Ao final da mesma Assembleia Geral, quando a comitiva iraniana se dirigia ao aeroporto, o celular de Rowhani tocou. Era Obama.
No início dos 15 minutos de conversa, o americano se desculpou pelo trânsito nova-iorquino, segundo o "Guardian." Ao final do papo, Obama se despediu com o cumprimento tradicional em farsi, o idioma do Irã: "khoda hafez" (Deus te cuide). Rowhani devolveu com um "have a nice day" (tenha um boa dia).
As coisas se complicaram quando os simbolismos de apaziguamento deram espaço às discussões de fundo sobre tecnicidades, sanções e prazos. Mas a tensão numa das primeiras rodadas de conversa, em Genebra, foi amenizada pela preocupação geral com a saúde de Zarif.
Sofrendo uma crise aguda de dores nas costas, o ministro se locomovia numa cadeira de rodas e chegou a ser retirado da sala de negociações para receber cuidados.
Por várias rodadas, as discussões eram entremeadas com conversas sobre acupuntura e dicas de remédio.

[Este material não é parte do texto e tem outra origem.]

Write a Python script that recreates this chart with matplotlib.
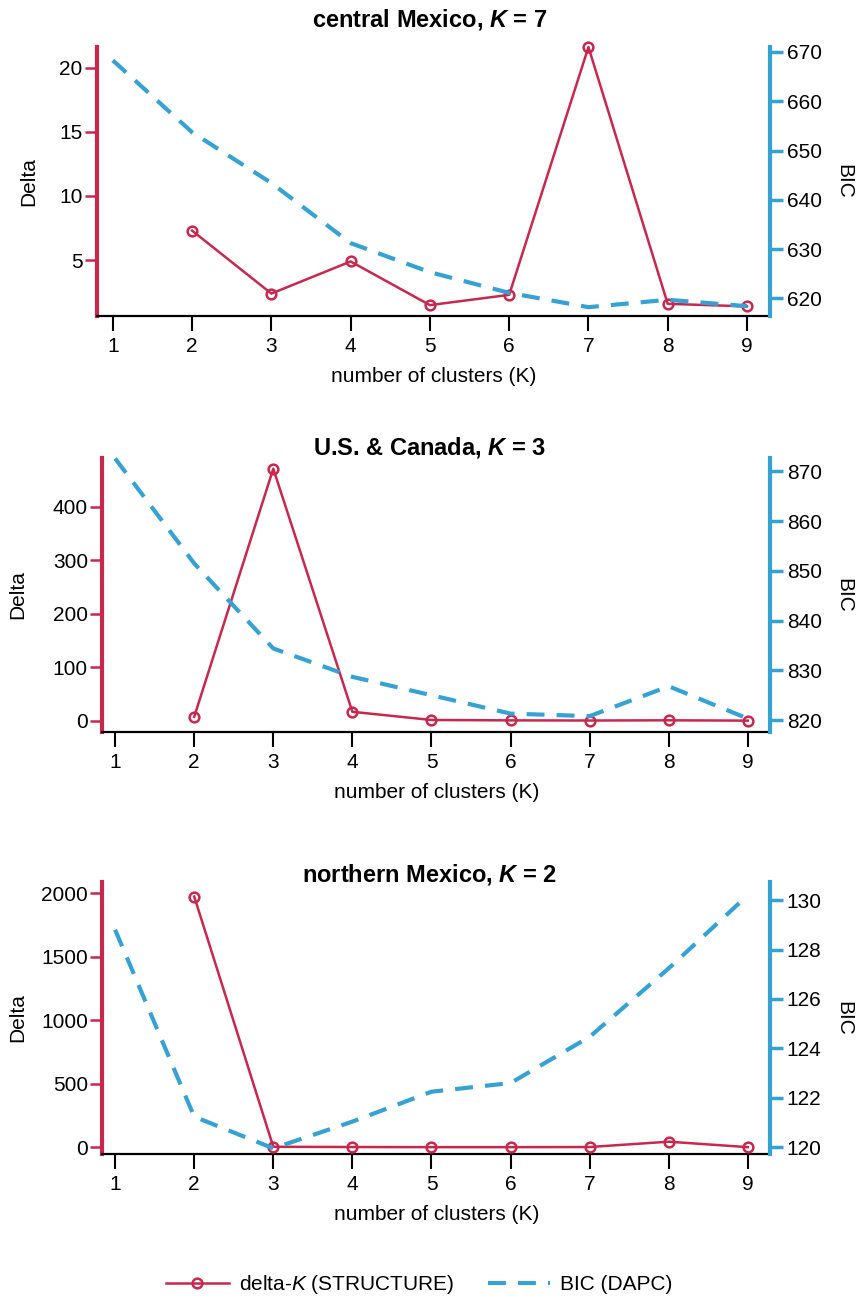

Com tantos encontros, iranianos e americanos compartilharam momentos pessoais fortes. Numa das rodadas, um negociador iraniano que é irmão do presidente Rowhani foi informado da morte de sua mãe. Kerry o consolou pessoalmente.
Quando nasceu o primeiro neto de Ali Akbar Salehi, físico nuclear da delegação de Teerã, o secretário de energia dos EUA, o também físico nuclear Ernest Moniz, o presenteou com brinquedos de bebê estampados com o logo do MIT (Instituto de Tecnologia de Massachusetts), onde ambos estudaram.
Foram Salehi e Moniz que vararam a noite de quarta (1º) para quinta (2) ultimando detalhes do acordo, quando os diplomatas não aguentavam mais ouvir falar em centrífugas e plutônio.